## The exercise
Restate the data below word for word. Skip any images it contains.

+ + +

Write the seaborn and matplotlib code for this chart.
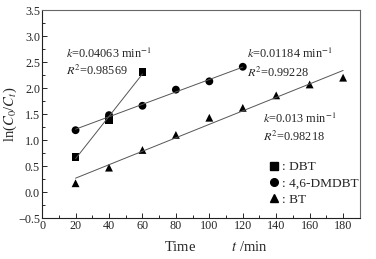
import numpy as np
import pandas as pd
import matplotlib
matplotlib.use('Agg')
import matplotlib.pyplot as plt
import seaborn as sns
from matplotlib.ticker import MultipleLocator

# Data
t_dbt = [20, 40, 60]
y_dbt = [0.68, 1.38, 2.31]
t_dmdbt = [20, 40, 60, 80, 100, 120]
y_dmdbt = [1.19, 1.48, 1.66, 1.97, 2.13, 2.41]
t_bt = [20, 40, 60, 80, 100, 120, 140, 160, 180]
y_bt = [0.17, 0.47, 0.81, 1.10, 1.43, 1.62, 1.86, 2.07, 2.20]

names = ['DBT', '4,6-DMDBT', 'BT']
k_labels = ['0.04063', '0.01184', '0.013']
r2_labels = ['0.98569', '0.99228', '0.98218']

df = pd.concat([
    pd.DataFrame({'t': t_dbt, 'y': y_dbt, 'name': 'DBT'}),
    pd.DataFrame({'t': t_dmdbt, 'y': y_dmdbt, 'name': '4,6-DMDBT'}),
    pd.DataFrame({'t': t_bt, 'y': y_bt, 'name': 'BT'}),
])

sns.set_style('ticks')
plt.rcParams['font.family'] = ['Liberation Serif', 'DejaVu Serif']
plt.rcParams['mathtext.fontset'] = 'stix'
plt.rcParams['font.size'] = 9

fig = plt.figure(figsize=(3.76, 2.59), dpi=100)
ax = fig.add_axes([0.112, 0.158, 0.845, 0.803])

# linear fit lines
for name in names:
    sub = df[df['name'] == name]
    p = np.polyfit(sub['t'], sub['y'], 1)
    xs = np.array([sub['t'].min(), sub['t'].max()])
    sns.lineplot(x=xs, y=np.polyval(p, xs), color='#555555', lw=0.7, ax=ax)

markers = {'DBT': 's', '4,6-DMDBT': 'o', 'BT': '^'}
sns.scatterplot(data=df, x='t', y='y', style='name', markers=markers,
                color='black', s=32, edgecolor='black', linewidth=0,
                legend=False, ax=ax)

ax.set_xlim(0, 190)
ax.set_ylim(-0.5, 3.5)
ax.xaxis.set_major_locator(MultipleLocator(20))
ax.xaxis.set_minor_locator(MultipleLocator(10))
ax.yaxis.set_major_locator(MultipleLocator(0.5))
ax.yaxis.set_minor_locator(MultipleLocator(0.25))
ax.tick_params(which='both', direction='in', top=False, right=False,
               labelsize=8.7, pad=1.5, width=0.7)
ax.tick_params(which='major', length=3.5)
ax.tick_params(which='minor', length=2)
for s in ax.spines.values():
    s.set_color('#666666')
    s.set_linewidth(0.8)
ax.spines['left'].set_color('#222222')
ax.spines['bottom'].set_color('#222222')

ax.set_xlabel('Time          $t$ /min', fontsize=10.5)
ax.xaxis.set_label_coords(0.547, -0.105)
ax.set_ylabel('ln($C_0$/$C_t$)', fontsize=10.5)
ax.yaxis.set_label_coords(-0.072, 0.5)

# annotations
ann = [(14, 2.58, 2.26), (122.5, 2.57, 2.22), (132, 1.33, 0.98)]
for (tx, yk, yr), k, r2 in zip(ann, k_labels, r2_labels):
    ax.text(tx, yk, '$k$=' + k + ' min$^{-1}$', fontsize=8.8)
    ax.text(tx, yr, '$R^2$=' + r2, fontsize=8.8)

# legend
handles = [plt.Line2D([], [], ls='', marker=markers[n], color='black', markersize=5.5)
           for n in names]
ax.legend(handles, [': ' + n for n in names], loc='lower right',
          bbox_to_anchor=(1.035, 0.0), frameon=False, fontsize=9.6,
          handletextpad=0.0, handlelength=1.2, labelspacing=0.3)

fig.savefig('out.png', dpi=100)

+ + +

## Worked answer
Write the seaborn and matplotlib code for this chart.
import numpy as np
import pandas as pd
import matplotlib
matplotlib.use('Agg')
import matplotlib.pyplot as plt
import seaborn as sns
from matplotlib.ticker import MultipleLocator

# Data
t_dbt = [20, 40, 60]
y_dbt = [0.68, 1.38, 2.31]
t_dmdbt = [20, 40, 60, 80, 100, 120]
y_dmdbt = [1.19, 1.48, 1.66, 1.97, 2.13, 2.41]
t_bt = [20, 40, 60, 80, 100, 120, 140, 160, 180]
y_bt = [0.17, 0.47, 0.81, 1.10, 1.43, 1.62, 1.86, 2.07, 2.20]

names = ['DBT', '4,6-DMDBT', 'BT']
k_labels = ['0.04063', '0.01184', '0.013']
r2_labels = ['0.98569', '0.99228', '0.98218']

df = pd.concat([
    pd.DataFrame({'t': t_dbt, 'y': y_dbt, 'name': 'DBT'}),
    pd.DataFrame({'t': t_dmdbt, 'y': y_dmdbt, 'name': '4,6-DMDBT'}),
    pd.DataFrame({'t': t_bt, 'y': y_bt, 'name': 'BT'}),
])

sns.set_style('ticks')
plt.rcParams['font.family'] = ['Liberation Serif', 'DejaVu Serif']
plt.rcParams['mathtext.fontset'] = 'stix'
plt.rcParams['font.size'] = 9

fig = plt.figure(figsize=(3.76, 2.59), dpi=100)
ax = fig.add_axes([0.112, 0.158, 0.845, 0.803])

# linear fit lines
for name in names:
    sub = df[df['name'] == name]
    p = np.polyfit(sub['t'], sub['y'], 1)
    xs = np.array([sub['t'].min(), sub['t'].max()])
    sns.lineplot(x=xs, y=np.polyval(p, xs), color='#555555', lw=0.7, ax=ax)

markers = {'DBT': 's', '4,6-DMDBT': 'o', 'BT': '^'}
sns.scatterplot(data=df, x='t', y='y', style='name', markers=markers,
                color='black', s=32, edgecolor='black', linewidth=0,
                legend=False, ax=ax)

ax.set_xlim(0, 190)
ax.set_ylim(-0.5, 3.5)
ax.xaxis.set_major_locator(MultipleLocator(20))
ax.xaxis.set_minor_locator(MultipleLocator(10))
ax.yaxis.set_major_locator(MultipleLocator(0.5))
ax.yaxis.set_minor_locator(MultipleLocator(0.25))
ax.tick_params(which='both', direction='in', top=False, right=False,
               labelsize=8.7, pad=1.5, width=0.7)
ax.tick_params(which='major', length=3.5)
ax.tick_params(which='minor', length=2)
for s in ax.spines.values():
    s.set_color('#666666')
    s.set_linewidth(0.8)
ax.spines['left'].set_color('#222222')
ax.spines['bottom'].set_color('#222222')

ax.set_xlabel('Time          $t$ /min', fontsize=10.5)
ax.xaxis.set_label_coords(0.547, -0.105)
ax.set_ylabel('ln($C_0$/$C_t$)', fontsize=10.5)
ax.yaxis.set_label_coords(-0.072, 0.5)

# annotations
ann = [(14, 2.58, 2.26), (122.5, 2.57, 2.22), (132, 1.33, 0.98)]
for (tx, yk, yr), k, r2 in zip(ann, k_labels, r2_labels):
    ax.text(tx, yk, '$k$=' + k + ' min$^{-1}$', fontsize=8.8)
    ax.text(tx, yr, '$R^2$=' + r2, fontsize=8.8)

# legend
handles = [plt.Line2D([], [], ls='', marker=markers[n], color='black', markersize=5.5)
           for n in names]
ax.legend(handles, [': ' + n for n in names], loc='lower right',
          bbox_to_anchor=(1.035, 0.0), frameon=False, fontsize=9.6,
          handletextpad=0.0, handlelength=1.2, labelspacing=0.3)

fig.savefig('out.png', dpi=100)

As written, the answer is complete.